Written exercise: From the first line of the listing below, retype each line up to and including the one with "2e4, 4e4, 1e5];"; pictures stay out.

----- Supplied material -----

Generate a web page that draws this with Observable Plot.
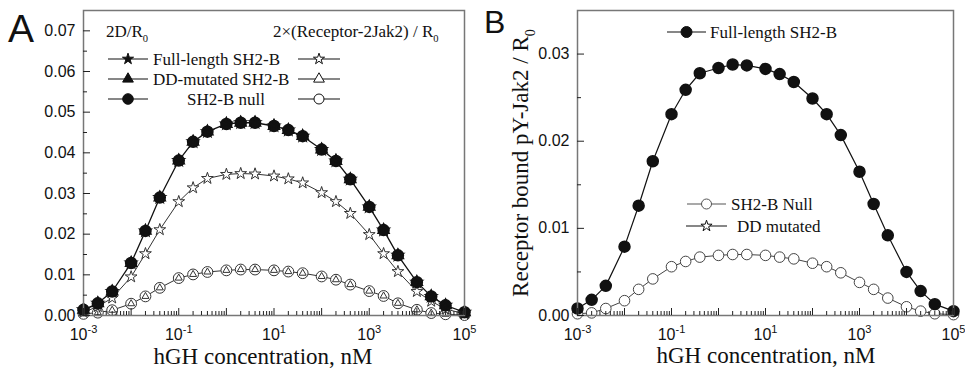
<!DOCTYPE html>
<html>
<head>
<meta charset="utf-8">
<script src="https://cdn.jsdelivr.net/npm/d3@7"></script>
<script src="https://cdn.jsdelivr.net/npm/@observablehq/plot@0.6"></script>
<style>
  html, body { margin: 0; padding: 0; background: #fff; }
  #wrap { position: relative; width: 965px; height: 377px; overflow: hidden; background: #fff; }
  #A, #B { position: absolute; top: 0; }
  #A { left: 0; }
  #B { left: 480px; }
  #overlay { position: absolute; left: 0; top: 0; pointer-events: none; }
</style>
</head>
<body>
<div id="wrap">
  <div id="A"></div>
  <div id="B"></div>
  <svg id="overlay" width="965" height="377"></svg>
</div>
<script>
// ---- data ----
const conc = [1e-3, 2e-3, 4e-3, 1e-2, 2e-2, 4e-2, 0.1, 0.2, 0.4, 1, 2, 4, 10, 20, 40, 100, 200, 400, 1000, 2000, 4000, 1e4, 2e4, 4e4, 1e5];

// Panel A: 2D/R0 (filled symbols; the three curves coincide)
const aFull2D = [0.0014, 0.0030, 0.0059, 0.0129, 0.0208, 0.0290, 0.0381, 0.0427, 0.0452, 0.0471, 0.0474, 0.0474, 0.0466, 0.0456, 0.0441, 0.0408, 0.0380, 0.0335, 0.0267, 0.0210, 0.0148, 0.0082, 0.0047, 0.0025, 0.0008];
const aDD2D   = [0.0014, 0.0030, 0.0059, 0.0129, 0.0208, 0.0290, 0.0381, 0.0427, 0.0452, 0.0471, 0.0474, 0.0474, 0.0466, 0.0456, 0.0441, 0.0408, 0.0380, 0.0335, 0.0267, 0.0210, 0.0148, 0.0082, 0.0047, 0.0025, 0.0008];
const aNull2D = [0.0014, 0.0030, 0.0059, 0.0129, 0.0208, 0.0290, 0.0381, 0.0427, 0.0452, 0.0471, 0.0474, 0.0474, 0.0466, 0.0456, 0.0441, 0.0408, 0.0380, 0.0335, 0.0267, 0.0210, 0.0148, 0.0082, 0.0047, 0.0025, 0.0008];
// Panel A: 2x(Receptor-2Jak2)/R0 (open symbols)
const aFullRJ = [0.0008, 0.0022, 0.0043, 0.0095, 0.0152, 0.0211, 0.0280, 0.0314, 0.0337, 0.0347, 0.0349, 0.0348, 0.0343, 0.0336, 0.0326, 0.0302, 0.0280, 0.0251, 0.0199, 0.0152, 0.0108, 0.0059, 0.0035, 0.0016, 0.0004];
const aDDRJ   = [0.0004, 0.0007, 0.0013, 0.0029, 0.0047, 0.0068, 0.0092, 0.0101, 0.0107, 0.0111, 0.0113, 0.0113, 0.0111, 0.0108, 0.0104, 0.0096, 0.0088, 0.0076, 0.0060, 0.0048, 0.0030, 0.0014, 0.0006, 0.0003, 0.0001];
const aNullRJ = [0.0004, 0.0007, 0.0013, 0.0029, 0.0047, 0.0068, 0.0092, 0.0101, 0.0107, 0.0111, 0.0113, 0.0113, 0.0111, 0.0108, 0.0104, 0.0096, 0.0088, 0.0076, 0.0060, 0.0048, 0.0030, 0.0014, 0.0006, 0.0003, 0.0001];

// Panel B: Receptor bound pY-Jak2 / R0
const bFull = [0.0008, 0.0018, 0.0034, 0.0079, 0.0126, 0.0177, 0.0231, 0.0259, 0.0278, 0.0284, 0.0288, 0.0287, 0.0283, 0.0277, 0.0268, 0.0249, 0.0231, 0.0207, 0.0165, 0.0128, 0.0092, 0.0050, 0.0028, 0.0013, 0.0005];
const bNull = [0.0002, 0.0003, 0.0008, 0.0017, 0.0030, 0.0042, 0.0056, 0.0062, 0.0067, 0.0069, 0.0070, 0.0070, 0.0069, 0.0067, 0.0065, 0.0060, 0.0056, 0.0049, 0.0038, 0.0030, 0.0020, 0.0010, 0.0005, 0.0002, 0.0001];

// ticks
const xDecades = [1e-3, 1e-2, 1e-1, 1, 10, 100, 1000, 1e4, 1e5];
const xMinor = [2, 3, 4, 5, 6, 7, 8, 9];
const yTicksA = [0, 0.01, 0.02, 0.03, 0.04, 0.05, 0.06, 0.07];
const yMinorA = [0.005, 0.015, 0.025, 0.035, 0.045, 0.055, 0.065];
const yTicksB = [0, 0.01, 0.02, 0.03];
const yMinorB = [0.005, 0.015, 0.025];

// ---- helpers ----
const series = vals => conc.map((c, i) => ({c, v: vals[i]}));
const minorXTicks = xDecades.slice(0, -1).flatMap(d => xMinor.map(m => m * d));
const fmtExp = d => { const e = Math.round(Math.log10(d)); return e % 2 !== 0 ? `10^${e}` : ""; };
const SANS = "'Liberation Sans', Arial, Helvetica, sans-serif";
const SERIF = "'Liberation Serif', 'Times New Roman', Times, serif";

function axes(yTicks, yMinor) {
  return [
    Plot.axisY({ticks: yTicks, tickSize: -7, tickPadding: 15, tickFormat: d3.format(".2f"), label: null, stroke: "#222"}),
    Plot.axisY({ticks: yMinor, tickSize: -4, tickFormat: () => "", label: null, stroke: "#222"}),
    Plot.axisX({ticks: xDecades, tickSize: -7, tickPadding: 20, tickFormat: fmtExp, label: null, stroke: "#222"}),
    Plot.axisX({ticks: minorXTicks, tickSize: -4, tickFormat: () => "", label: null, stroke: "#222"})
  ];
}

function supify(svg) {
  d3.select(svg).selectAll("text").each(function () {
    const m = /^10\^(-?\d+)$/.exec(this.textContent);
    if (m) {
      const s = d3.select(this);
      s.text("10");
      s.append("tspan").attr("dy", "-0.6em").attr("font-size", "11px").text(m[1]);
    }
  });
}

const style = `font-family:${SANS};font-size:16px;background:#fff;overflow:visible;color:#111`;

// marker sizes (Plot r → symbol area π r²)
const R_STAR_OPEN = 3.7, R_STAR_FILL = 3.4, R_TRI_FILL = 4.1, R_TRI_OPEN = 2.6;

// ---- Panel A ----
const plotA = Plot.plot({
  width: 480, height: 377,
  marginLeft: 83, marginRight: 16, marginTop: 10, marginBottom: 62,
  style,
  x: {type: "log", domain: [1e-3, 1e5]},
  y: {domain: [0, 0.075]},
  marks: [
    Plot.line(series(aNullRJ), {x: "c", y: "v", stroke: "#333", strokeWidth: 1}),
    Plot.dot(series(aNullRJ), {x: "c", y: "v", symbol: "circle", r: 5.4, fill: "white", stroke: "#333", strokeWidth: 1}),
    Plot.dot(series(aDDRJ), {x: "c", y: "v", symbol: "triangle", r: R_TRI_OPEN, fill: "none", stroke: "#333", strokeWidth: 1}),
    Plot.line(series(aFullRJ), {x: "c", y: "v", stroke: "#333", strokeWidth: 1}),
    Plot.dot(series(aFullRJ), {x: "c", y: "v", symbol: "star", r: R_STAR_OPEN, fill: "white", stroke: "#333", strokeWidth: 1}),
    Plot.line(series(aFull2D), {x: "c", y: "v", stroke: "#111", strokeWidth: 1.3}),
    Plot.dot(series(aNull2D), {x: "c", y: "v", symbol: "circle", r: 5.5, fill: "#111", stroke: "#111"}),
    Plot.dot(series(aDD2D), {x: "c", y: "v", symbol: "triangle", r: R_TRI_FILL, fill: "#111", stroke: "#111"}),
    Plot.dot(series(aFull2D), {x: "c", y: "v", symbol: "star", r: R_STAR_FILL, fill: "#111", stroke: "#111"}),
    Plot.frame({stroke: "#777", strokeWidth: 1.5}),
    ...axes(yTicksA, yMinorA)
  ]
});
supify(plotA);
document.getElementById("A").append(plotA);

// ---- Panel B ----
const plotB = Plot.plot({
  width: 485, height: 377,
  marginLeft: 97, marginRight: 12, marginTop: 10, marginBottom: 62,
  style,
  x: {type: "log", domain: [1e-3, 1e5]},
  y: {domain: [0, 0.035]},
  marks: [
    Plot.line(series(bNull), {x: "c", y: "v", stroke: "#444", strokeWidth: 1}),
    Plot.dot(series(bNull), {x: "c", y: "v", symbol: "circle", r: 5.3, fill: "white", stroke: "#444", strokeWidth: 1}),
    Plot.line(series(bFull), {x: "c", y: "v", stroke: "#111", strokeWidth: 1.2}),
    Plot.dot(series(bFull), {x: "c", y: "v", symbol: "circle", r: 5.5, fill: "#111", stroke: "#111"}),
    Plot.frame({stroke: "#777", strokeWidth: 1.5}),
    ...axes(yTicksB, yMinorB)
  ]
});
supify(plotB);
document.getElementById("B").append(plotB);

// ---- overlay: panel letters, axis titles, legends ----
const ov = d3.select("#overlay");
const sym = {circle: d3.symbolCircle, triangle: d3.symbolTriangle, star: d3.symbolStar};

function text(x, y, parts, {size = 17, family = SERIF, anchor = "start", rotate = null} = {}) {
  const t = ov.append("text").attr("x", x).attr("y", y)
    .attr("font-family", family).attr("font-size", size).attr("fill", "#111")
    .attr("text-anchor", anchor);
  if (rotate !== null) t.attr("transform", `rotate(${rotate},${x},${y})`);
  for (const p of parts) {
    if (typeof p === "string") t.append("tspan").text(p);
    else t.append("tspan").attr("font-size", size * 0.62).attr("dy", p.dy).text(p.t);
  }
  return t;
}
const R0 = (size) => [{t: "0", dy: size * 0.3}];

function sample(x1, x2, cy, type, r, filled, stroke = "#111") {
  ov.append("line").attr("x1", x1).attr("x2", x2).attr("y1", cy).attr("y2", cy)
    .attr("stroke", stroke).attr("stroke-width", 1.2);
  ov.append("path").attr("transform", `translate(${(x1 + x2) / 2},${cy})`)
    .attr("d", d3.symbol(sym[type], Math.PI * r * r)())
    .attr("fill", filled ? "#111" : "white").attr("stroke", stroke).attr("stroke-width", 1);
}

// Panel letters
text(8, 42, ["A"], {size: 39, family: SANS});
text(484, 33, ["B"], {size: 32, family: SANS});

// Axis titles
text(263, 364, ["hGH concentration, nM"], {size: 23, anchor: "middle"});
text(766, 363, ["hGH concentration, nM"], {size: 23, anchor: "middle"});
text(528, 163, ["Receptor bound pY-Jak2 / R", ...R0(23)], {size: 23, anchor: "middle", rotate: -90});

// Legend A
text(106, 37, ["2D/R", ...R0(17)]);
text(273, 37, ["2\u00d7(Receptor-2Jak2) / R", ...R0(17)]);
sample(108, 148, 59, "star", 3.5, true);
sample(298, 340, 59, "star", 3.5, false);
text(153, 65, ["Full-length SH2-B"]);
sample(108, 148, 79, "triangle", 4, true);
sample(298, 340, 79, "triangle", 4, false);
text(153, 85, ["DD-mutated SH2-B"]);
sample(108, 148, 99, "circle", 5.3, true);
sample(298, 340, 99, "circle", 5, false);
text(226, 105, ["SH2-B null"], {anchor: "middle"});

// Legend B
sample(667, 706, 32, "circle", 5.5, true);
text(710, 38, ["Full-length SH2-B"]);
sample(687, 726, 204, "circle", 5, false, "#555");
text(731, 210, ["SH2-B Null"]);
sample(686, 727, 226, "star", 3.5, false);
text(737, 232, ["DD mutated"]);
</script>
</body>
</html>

-----

Finished task:
Generate a web page that draws this with Observable Plot.
<!DOCTYPE html>
<html>
<head>
<meta charset="utf-8">
<script src="https://cdn.jsdelivr.net/npm/d3@7"></script>
<script src="https://cdn.jsdelivr.net/npm/@observablehq/plot@0.6"></script>
<style>
  html, body { margin: 0; padding: 0; background: #fff; }
  #wrap { position: relative; width: 965px; height: 377px; overflow: hidden; background: #fff; }
  #A, #B { position: absolute; top: 0; }
  #A { left: 0; }
  #B { left: 480px; }
  #overlay { position: absolute; left: 0; top: 0; pointer-events: none; }
</style>
</head>
<body>
<div id="wrap">
  <div id="A"></div>
  <div id="B"></div>
  <svg id="overlay" width="965" height="377"></svg>
</div>
<script>
// ---- data ----
const conc = [1e-3, 2e-3, 4e-3, 1e-2, 2e-2, 4e-2, 0.1, 0.2, 0.4, 1, 2, 4, 10, 20, 40, 100, 200, 400, 1000, 2000, 4000, 1e4, 2e4, 4e4, 1e5];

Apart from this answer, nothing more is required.